**Task objective**
Quote every line below exactly as it reads.

**Recorded data**
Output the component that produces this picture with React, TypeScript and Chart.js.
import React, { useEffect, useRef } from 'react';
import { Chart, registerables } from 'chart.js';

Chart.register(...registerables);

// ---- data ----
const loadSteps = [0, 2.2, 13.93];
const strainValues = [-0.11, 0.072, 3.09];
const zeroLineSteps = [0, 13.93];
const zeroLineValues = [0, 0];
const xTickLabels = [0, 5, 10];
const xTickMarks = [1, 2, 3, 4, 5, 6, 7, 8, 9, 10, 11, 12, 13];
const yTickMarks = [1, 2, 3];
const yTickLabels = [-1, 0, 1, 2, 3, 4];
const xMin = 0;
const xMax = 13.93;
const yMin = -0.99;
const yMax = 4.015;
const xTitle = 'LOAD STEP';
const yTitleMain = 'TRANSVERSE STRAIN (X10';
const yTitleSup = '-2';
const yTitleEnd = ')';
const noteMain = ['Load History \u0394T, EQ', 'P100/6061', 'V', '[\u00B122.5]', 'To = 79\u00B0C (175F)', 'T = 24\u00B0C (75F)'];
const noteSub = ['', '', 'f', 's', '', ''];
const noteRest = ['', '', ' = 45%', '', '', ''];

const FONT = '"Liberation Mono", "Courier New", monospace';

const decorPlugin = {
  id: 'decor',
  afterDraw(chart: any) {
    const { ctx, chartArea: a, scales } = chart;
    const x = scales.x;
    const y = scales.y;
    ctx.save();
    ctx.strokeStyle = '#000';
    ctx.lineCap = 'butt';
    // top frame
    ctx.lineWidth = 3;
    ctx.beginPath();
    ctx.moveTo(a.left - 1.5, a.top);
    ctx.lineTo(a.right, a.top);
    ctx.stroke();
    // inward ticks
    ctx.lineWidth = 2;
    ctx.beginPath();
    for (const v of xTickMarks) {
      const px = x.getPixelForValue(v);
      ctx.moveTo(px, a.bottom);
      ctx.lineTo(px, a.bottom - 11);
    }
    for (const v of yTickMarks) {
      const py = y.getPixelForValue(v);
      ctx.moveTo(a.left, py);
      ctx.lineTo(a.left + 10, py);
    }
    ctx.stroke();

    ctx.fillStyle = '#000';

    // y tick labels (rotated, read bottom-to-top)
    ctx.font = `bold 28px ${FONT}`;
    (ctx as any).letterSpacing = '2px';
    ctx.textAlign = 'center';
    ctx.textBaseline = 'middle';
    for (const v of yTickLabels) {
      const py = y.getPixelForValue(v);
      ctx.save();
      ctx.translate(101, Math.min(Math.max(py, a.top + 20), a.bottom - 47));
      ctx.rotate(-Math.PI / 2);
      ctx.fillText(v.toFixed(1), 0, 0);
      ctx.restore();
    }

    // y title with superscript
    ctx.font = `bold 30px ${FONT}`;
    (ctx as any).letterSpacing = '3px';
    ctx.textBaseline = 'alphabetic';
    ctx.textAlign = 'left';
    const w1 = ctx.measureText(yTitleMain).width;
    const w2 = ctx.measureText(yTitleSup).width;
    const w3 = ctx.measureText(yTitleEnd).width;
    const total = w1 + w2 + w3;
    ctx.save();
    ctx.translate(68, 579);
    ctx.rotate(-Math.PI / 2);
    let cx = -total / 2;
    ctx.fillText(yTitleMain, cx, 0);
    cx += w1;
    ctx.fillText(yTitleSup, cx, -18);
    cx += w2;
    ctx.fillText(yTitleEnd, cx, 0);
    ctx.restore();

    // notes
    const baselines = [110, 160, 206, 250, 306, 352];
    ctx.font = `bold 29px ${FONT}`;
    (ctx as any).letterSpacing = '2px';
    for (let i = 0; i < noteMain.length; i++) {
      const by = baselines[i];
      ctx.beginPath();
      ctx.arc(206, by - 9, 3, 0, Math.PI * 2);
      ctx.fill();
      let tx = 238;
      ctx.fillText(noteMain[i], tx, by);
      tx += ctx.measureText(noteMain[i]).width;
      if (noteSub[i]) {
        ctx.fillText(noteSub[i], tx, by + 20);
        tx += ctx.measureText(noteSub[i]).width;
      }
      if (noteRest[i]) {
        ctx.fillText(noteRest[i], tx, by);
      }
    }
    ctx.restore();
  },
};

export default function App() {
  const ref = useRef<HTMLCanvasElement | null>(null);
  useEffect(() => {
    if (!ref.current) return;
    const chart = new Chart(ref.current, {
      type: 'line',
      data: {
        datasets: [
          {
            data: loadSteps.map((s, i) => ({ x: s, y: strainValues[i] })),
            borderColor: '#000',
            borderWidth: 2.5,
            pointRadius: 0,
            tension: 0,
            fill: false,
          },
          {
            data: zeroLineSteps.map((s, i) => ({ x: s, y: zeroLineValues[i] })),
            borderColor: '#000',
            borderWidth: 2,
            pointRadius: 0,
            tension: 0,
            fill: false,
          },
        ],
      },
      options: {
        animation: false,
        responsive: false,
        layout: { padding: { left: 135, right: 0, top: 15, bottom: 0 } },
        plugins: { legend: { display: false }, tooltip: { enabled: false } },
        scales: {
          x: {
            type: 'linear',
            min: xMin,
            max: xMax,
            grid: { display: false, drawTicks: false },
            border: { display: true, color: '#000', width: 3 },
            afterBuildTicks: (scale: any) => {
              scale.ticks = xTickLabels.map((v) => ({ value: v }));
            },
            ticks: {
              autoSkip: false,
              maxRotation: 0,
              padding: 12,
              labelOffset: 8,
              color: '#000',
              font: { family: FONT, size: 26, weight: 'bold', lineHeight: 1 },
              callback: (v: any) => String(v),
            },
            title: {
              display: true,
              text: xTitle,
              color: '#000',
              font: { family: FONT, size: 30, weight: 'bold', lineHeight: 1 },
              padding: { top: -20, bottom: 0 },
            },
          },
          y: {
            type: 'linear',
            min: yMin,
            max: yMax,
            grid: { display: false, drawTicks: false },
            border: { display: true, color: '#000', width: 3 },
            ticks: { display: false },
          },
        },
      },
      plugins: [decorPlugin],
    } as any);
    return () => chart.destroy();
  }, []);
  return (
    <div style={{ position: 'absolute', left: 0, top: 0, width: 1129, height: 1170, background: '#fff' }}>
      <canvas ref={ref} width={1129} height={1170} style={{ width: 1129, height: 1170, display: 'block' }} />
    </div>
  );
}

**Result**
Output the component that produces this picture with React, TypeScript and Chart.js.
import React, { useEffect, useRef } from 'react';
import { Chart, registerables } from 'chart.js';

Chart.register(...registerables);

// ---- data ----
const loadSteps = [0, 2.2, 13.93];
const strainValues = [-0.11, 0.072, 3.09];
const zeroLineSteps = [0, 13.93];
const zeroLineValues = [0, 0];
const xTickLabels = [0, 5, 10];
const xTickMarks = [1, 2, 3, 4, 5, 6, 7, 8, 9, 10, 11, 12, 13];
const yTickMarks = [1, 2, 3];
const yTickLabels = [-1, 0, 1, 2, 3, 4];
const xMin = 0;
const xMax = 13.93;
const yMin = -0.99;
const yMax = 4.015;
const xTitle = 'LOAD STEP';
const yTitleMain = 'TRANSVERSE STRAIN (X10';
const yTitleSup = '-2';
const yTitleEnd = ')';
const noteMain = ['Load History \u0394T, EQ', 'P100/6061', 'V', '[\u00B122.5]', 'To = 79\u00B0C (175F)', 'T = 24\u00B0C (75F)'];
const noteSub = ['', '', 'f', 's', '', ''];
const noteRest = ['', '', ' = 45%', '', '', ''];

const FONT = '"Liberation Mono", "Courier New", monospace';

const decorPlugin = {
  id: 'decor',
  afterDraw(chart: any) {
    const { ctx, chartArea: a, scales } = chart;
    const x = scales.x;
    const y = scales.y;
    ctx.save();
    ctx.strokeStyle = '#000';
    ctx.lineCap = 'butt';
    // top frame
    ctx.lineWidth = 3;
    ctx.beginPath();
    ctx.moveTo(a.left - 1.5, a.top);
    ctx.lineTo(a.right, a.top);
    ctx.stroke();
    // inward ticks
    ctx.lineWidth = 2;
    ctx.beginPath();
    for (const v of xTickMarks) {
      const px = x.getPixelForValue(v);
      ctx.moveTo(px, a.bottom);
      ctx.lineTo(px, a.bottom - 11);
    }
    for (const v of yTickMarks) {
      const py = y.getPixelForValue(v);
      ctx.moveTo(a.left, py);
      ctx.lineTo(a.left + 10, py);
    }
    ctx.stroke();

    ctx.fillStyle = '#000';

    // y tick labels (rotated, read bottom-to-top)
    ctx.font = `bold 28px ${FONT}`;
    (ctx as any).letterSpacing = '2px';
    ctx.textAlign = 'center';
    ctx.textBaseline = 'middle';
    for (const v of yTickLabels) {
      const py = y.getPixelForValue(v);
      ctx.save();
      ctx.translate(101, Math.min(Math.max(py, a.top + 20), a.bottom - 47));
      ctx.rotate(-Math.PI / 2);
      ctx.fillText(v.toFixed(1), 0, 0);
      ctx.restore();
    }

    // y title with superscript
    ctx.font = `bold 30px ${FONT}`;
    (ctx as any).letterSpacing = '3px';
    ctx.textBaseline = 'alphabetic';
    ctx.textAlign = 'left';
    const w1 = ctx.measureText(yTitleMain).width;
    const w2 = ctx.measureText(yTitleSup).width;
    const w3 = ctx.measureText(yTitleEnd).width;
    const total = w1 + w2 + w3;
    ctx.save();
    ctx.translate(68, 579);
    ctx.rotate(-Math.PI / 2);
    let cx = -total / 2;
    ctx.fillText(yTitleMain, cx, 0);
    cx += w1;
    ctx.fillText(yTitleSup, cx, -18);
    cx += w2;
    ctx.fillText(yTitleEnd, cx, 0);
    ctx.restore();

    // notes
    const baselines = [110, 160, 206, 250, 306, 352];
    ctx.font = `bold 29px ${FONT}`;
    (ctx as any).letterSpacing = '2px';
    for (let i = 0; i < noteMain.length; i++) {
      const by = baselines[i];
      ctx.beginPath();
      ctx.arc(206, by - 9, 3, 0, Math.PI * 2);
      ctx.fill();
      let tx = 238;
      ctx.fillText(noteMain[i], tx, by);
      tx += ctx.measureText(noteMain[i]).width;
      if (noteSub[i]) {
        ctx.fillText(noteSub[i], tx, by + 20);
        tx += ctx.measureText(noteSub[i]).width;
      }
      if (noteRest[i]) {
        ctx.fillText(noteRest[i], tx, by);
      }
    }
    ctx.restore();
  },
};

export default function App() {
  const ref = useRef<HTMLCanvasElement | null>(null);
  useEffect(() => {
    if (!ref.current) return;
    const chart = new Chart(ref.current, {
      type: 'line',
      data: {
        datasets: [
          {
            data: loadSteps.map((s, i) => ({ x: s, y: strainValues[i] })),
            borderColor: '#000',
            borderWidth: 2.5,
            pointRadius: 0,
            tension: 0,
            fill: false,
          },
          {
            data: zeroLineSteps.map((s, i) => ({ x: s, y: zeroLineValues[i] })),
            borderColor: '#000',
            borderWidth: 2,
            pointRadius: 0,
            tension: 0,
            fill: false,
          },
        ],
      },
      options: {
        animation: false,
        responsive: false,
        layout: { padding: { left: 135, right: 0, top: 15, bottom: 0 } },
        plugins: { legend: { display: false }, tooltip: { enabled: false } },
        scales: {
          x: {
            type: 'linear',
            min: xMin,
            max: xMax,
            grid: { display: false, drawTicks: false },
            border: { display: true, color: '#000', width: 3 },
            afterBuildTicks: (scale: any) => {
              scale.ticks = xTickLabels.map((v) => ({ value: v }));
            },
            ticks: {
              autoSkip: false,
              maxRotation: 0,
              padding: 12,
              labelOffset: 8,
              color: '#000',
              font: { family: FONT, size: 26, weight: 'bold', lineHeight: 1 },
              callback: (v: any) => String(v),
            },
            title: {
              display: true,
              text: xTitle,
              color: '#000',
              font: { family: FONT, size: 30, weight: 'bold', lineHeight: 1 },
              padding: { top: -20, bottom: 0 },
            },
          },
          y: {
            type: 'linear',
            min: yMin,
            max: yMax,
            grid: { display: false, drawTicks: false },
            border: { display: true, color: '#000', width: 3 },
            ticks: { display: false },
          },
        },
      },
      plugins: [decorPlugin],
    } as any);
    return () => chart.destroy();
  }, []);
  return (
    <div style={{ position: 'absolute', left: 0, top: 0, width: 1129, height: 1170, background: '#fff' }}>
      <canvas ref={ref} width={1129} height={1170} style={{ width: 1129, height: 1170, display: 'block' }} />
    </div>
  );
}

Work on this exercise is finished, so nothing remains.